Finding a place of her own
Debbie spent much of her 36-year career in the Canadian Armed Forces (CAF) as a Chief Petty Officer and supply technician. She took immense pride in her service. It was only the rigours of life aboard ship that caused her medical discharge and her transition out of military life. “There are only so many times you can slam your knees against steel bulkheads before your knees give way,” Debbie says.
But she wasn’t simply a leader in her regular career. Even in her post-service life, Debbie has shaped the military experience for all Indigenous people in Canada.
Big things in small packages
You might not understand what a force of nature Debbie is right away even if you met her. She is short in stature, deceptively soft-spoken, and quick with a hug for everyone she meets.
For many who know her, Debbie takes on the vital role of “grandmother”—a title that carries profound meaning in Indigenous cultures. This honorific also reflects the influence Debbie has had over the CAF as a whole.
For more than two decades now, Debbie has helped influence the Canadian military on Indigenous and human rights concerns. She sits on advisory boards to offer guidance to government ministers and military leadership alike.
She comes by it naturally, yet this is not a path Debbie saw for herself earlier in her life or career.
Working to improve the lives of others
Early in her service, Debbie explored her heritage and spirituality to find something she felt was missing in her life. But the navy did not always respond with open arms.
“Many times I would face a superior and get comments like, ‘Shouldn't a good Indian woman be home looking after her husband?” Debbie says. “One of those times sent me home in tears.”
Debbie says her family was the foundation that gave her the motivation to keep going. “My husband is my rock. He’d ask me, ‘Why are you letting this person get to you? You know that you're better than that,’” she says. “He's the one who grounds me and he supports me, and he’s non-Native. Once he said that to me, it made me determined that no one was ever going to send me home crying again. From that point on, I became stronger and became an advocate for Aboriginal members in the CAF. For people who didn't have someone to guide them and mentor them and be there for them when they needed it.”

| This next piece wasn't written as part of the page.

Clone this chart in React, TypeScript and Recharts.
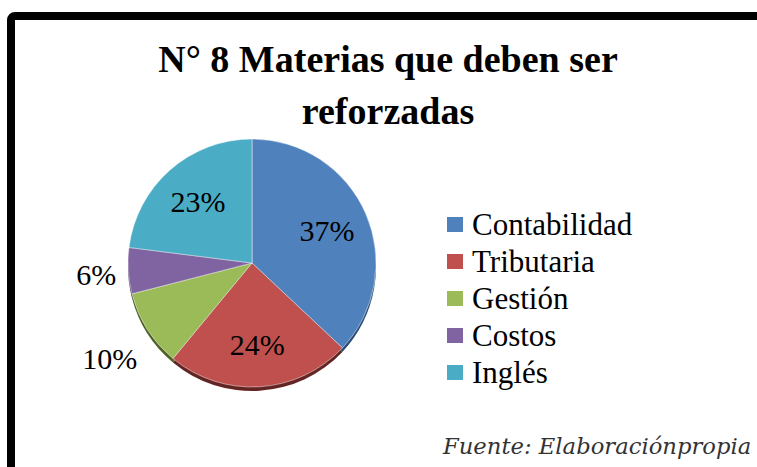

Human rights as her life’s work
Once she discovered this new path as a mentor and a voice for Indigenous people in the military, it provided Debbie with a new energy and purpose.

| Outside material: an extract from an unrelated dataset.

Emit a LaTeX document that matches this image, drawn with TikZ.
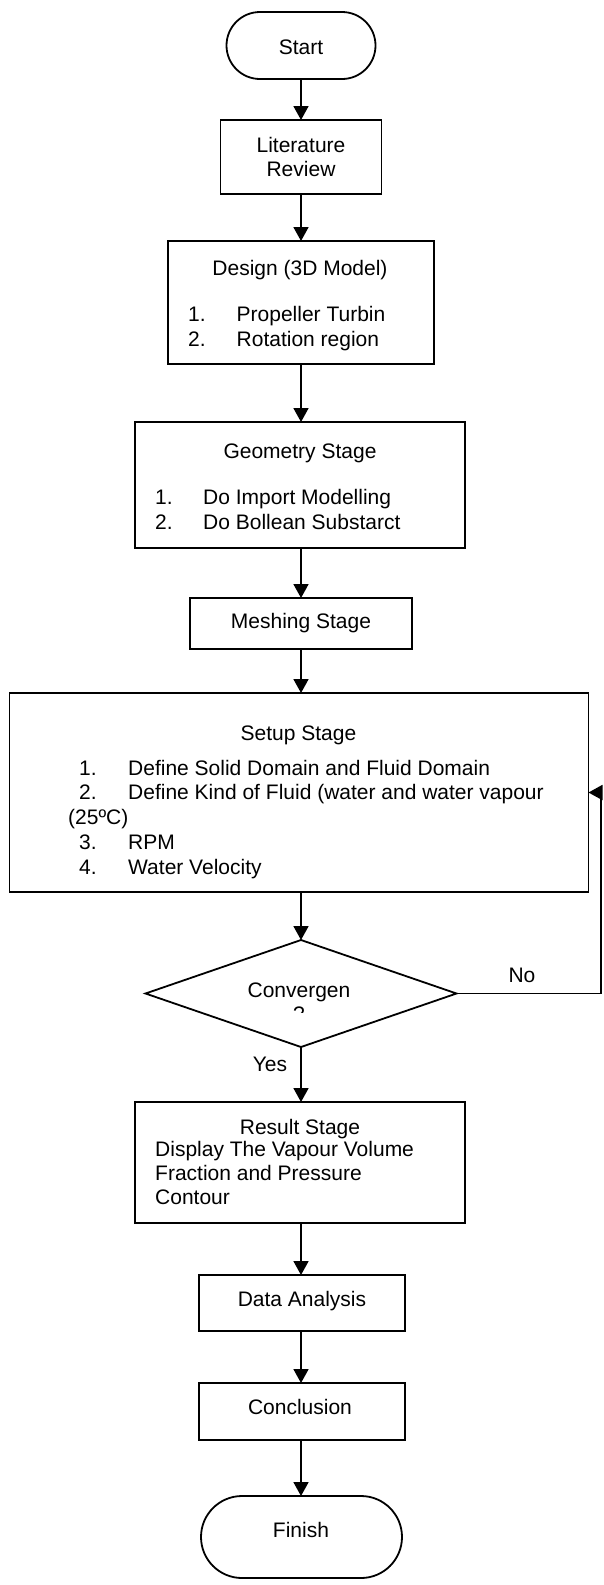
\documentclass[tikz,border=0pt]{standalone}
\usepackage{fontspec}
\setmainfont{Liberation Sans}
\usetikzlibrary{arrows.meta,shapes.geometric}
\begin{document}
\begin{tikzpicture}[x=1pt,y=-1pt,
  box/.style={draw, line width=1.8pt, inner sep=0pt, outer sep=0pt},
  term/.style={box, rounded corners=#1},
  txt/.style={inner sep=0pt, font=\fontsize{21pt}{24.5pt}\selectfont},
  arr/.style={line width=1.8pt, -{Triangle[width=15pt,length=14pt]}},
  conn/.style={line width=1.8pt}
]
\useasboundingbox (0,0) rectangle (603,1585);

% boxes
\node[term=33.5pt, minimum width=149pt, minimum height=67pt] (start) at (301,45.5) {};
\node[box, minimum width=161pt, minimum height=74pt] (lit) at (301,157) {};
\node[box, minimum width=266pt, minimum height=123pt] (design) at (301,302.5) {};
\node[box, minimum width=330pt, minimum height=126pt] (geom) at (300,485) {};
\node[box, minimum width=222pt, minimum height=51pt] (mesh) at (301,623.5) {};
\node[box, minimum width=579pt, minimum height=199pt] (setup) at (299,792.5) {};
\node[draw, line width=1.8pt, diamond, aspect=2.9, inner sep=0pt, outer sep=0pt,
      minimum width=311pt, minimum height=107pt] (dec) at (301,993.5) {};
\node[box, minimum width=330pt, minimum height=121pt] (result) at (300,1162.5) {};
\node[box, minimum width=206pt, minimum height=56pt] (data) at (302,1303) {};
\node[box, minimum width=206pt, minimum height=57pt] (concl) at (302,1411.5) {};
\node[term=41pt, minimum width=201pt, minimum height=82pt] (finish) at (301.5,1537) {};

% texts
\node[txt, anchor=base] (tstart) at (301,54) {Start};
\node[txt, anchor=base] (tlit1) at (301,152.5) {Literature};
\node[txt, anchor=base] (tlit2) at (301,176.5) {Review};

\node[txt, anchor=base] (tdes) at (300,275) {Design (3D Model)};
\node[txt, anchor=base west] (tdes1n) at (188,321) {1.};
\node[txt, anchor=base west] (tdes1) at (236.5,321) {Propeller Turbin};
\node[txt, anchor=base west] (tdes2n) at (188,346) {2.};
\node[txt, anchor=base west] (tdes2) at (236.5,346) {Rotation region};

\node[txt, anchor=base] (tgeo) at (300,458) {Geometry Stage};
\node[txt, anchor=base west] (tgeo1n) at (155,504) {1.};
\node[txt, anchor=base west] (tgeo1) at (203,504) {Do Import Modelling};
\node[txt, anchor=base west] (tgeo2n) at (155,529) {2.};
\node[txt, anchor=base west] (tgeo2) at (203,529) {Do Bollean Substarct};

\node[txt, anchor=base] (tmesh) at (301,628.7) {Meshing Stage};

\node[txt, anchor=base] (tset) at (298.5,740) {Setup Stage};
\node[txt, anchor=base west] (tset1n) at (79,775) {1.};
\node[txt, anchor=base west] (tset1) at (128,775) {Define Solid Domain and Fluid Domain};
\node[txt, anchor=base west] (tset2n) at (79,799.5) {2.};
\node[txt, anchor=base west] (tset2) at (128,799.5) {Define Kind of Fluid (water and water vapour};
\node[txt, anchor=base west] (tset2b) at (68,824) {(25ºC)};
\node[txt, anchor=base west] (tset3n) at (79,849) {3.};
\node[txt, anchor=base west] (tset3) at (128,849) {RPM};
\node[txt, anchor=base west] (tset4n) at (79,874) {4.};
\node[txt, anchor=base west] (tset4) at (128,874) {Water Velocity};

\node[txt, anchor=base] (tdec) at (299,997) {Convergen};
\begin{scope}
  \clip (250,1000) rectangle (350,1012);
  \node[txt, anchor=base] (tdec2) at (299,1021.5) {?};
\end{scope}
\node[txt, anchor=base] (tyes) at (270,1071) {Yes};
\node[txt, anchor=base] (tno) at (522,982) {No};

\node[txt, anchor=base] (tres) at (300,1134) {Result Stage};
\node[txt, anchor=base west] (tres1) at (155,1156) {Display The Vapour Volume};
\node[txt, anchor=base west] (tres2) at (155,1180) {Fraction and Pressure};
\node[txt, anchor=base west] (tres3) at (155,1204) {Contour};

\node[txt, anchor=base] (tdata) at (302,1306) {Data Analysis};
\node[txt, anchor=base] (tconcl) at (300,1414) {Conclusion};
\node[txt, anchor=base] (tfin) at (301,1537) {Finish};

% connectors
\draw[arr] (start.south) -- (start.south |- lit.north);
\draw[arr] (lit.south) -- (lit.south |- design.north);
\draw[arr] (design.south) -- (design.south |- geom.north);
\draw[arr] (geom.south -| design.south) -- (design.south |- mesh.north);
\draw[arr] (mesh.south) -- (mesh.south |- setup.north);
\draw[arr] (setup.south -| dec.north) -- (dec.north);
\draw[arr] (dec.south) -- (dec.south |- result.north);
\draw[arr] (result.south -| dec.south) -- (dec.south |- data.north);
\draw[arr] (data.south -| dec.south) -- (dec.south |- concl.north);
\draw[arr] (concl.south -| dec.south) -- (dec.south |- finish.north);
\coordinate (nr) at (601,993.5);
\draw[conn] (dec.east) -- (nr);
\draw[arr] (nr) |- (setup.east);
\end{tikzpicture}
\end{document}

As she learned more about her heritage, she saw how large a role ignorance played in the institutional racism she encountered in her service.

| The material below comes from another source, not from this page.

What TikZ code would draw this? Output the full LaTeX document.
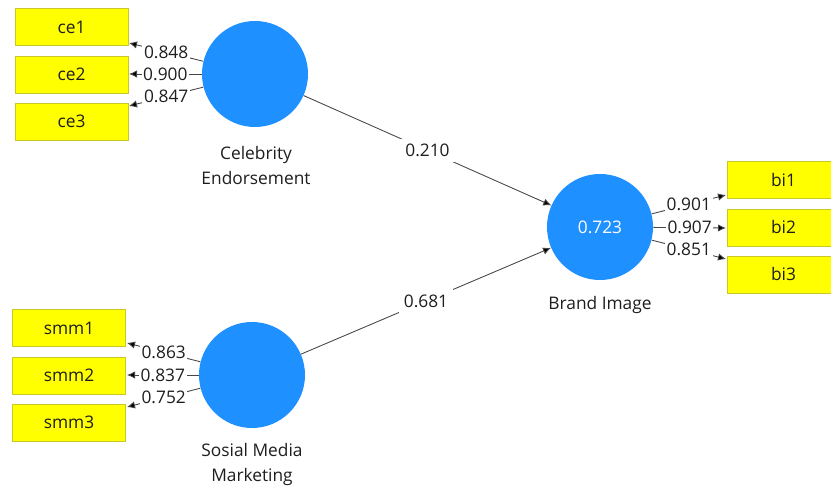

“People are not born with discrimination and racism. It's a learned thing,” Debbie says. “I’ve made it my mission to help people understand Indigenous culture—our ceremonies, our communication, our ways of life.”
She quickly found others who shared this view—some in very high places. “My favorite person is Senator Murray Sinclair. He was one of the commissioners of the Truth and Reconciliation Commission,” Debbie recalls. “He said, ‘Education got us into this mess and education will get us out.’'
Teaching others to accept diversity
Debbie has been helping to educate people at all levels of the Canadian military for years now. She sits on the Defence Aboriginal Advisory Group, giving guidance to commanders on issues affecting the lives of Aboriginal people working at the Department of National Defence and serving in the CAF. Her work has been indispensable for many in her community.
Chris Innes, a fellow Indigenous member of the military, met Debbie through her advisory work. He had recently won a human rights complaint awarding him the right to wear a traditional Aboriginal braid while in uniform.
“I can't explain her in one word,” Chris says. “If you can think of everything that a community needs in a confidant, an Elder, somebody who's cooking up dinners, that’s Debbie. She's an old comrade-in-arms, but she's a good Native woman also.”
Building a stronger community
Since her transition out of the CAF, Debbie has become a fixture at the Mi’kmaw Friendship Centre in Halifax, where she was stationed. Her immense impact on the lives around her continues there.
“Debbie is a dynamo,” says Dave Ladouceur, an ironworker at the Halifax shipyards and recently-elected board member of the Friendship Centre. “She’s the glue that holds the Friendship Centre together. If she asked me to move a mountain, I'd pick it up and I'd move it. She's a big inspiration for me. She’s helped me reach my goals and be a better person.”
Debbie is applying the work she has done in teaching people about Indigenous heritage and culture to life beyond the military, but the CAF is where she has helped achieve the greatest progress.
And in her eyes, things are improving.
“In the earlier part of my career, it was difficult,” Debbie says. “In the latter part of my career, the military embraced Indigenous people and Indigenous culture. And if what I’ve done to help people understand who we are has helped that level of discrimination and ignorance go away—if I'm there to be able to help and share the culture with people and educate them—then maybe I can help make life that much easier for the young Aboriginal people who are joining the military now.”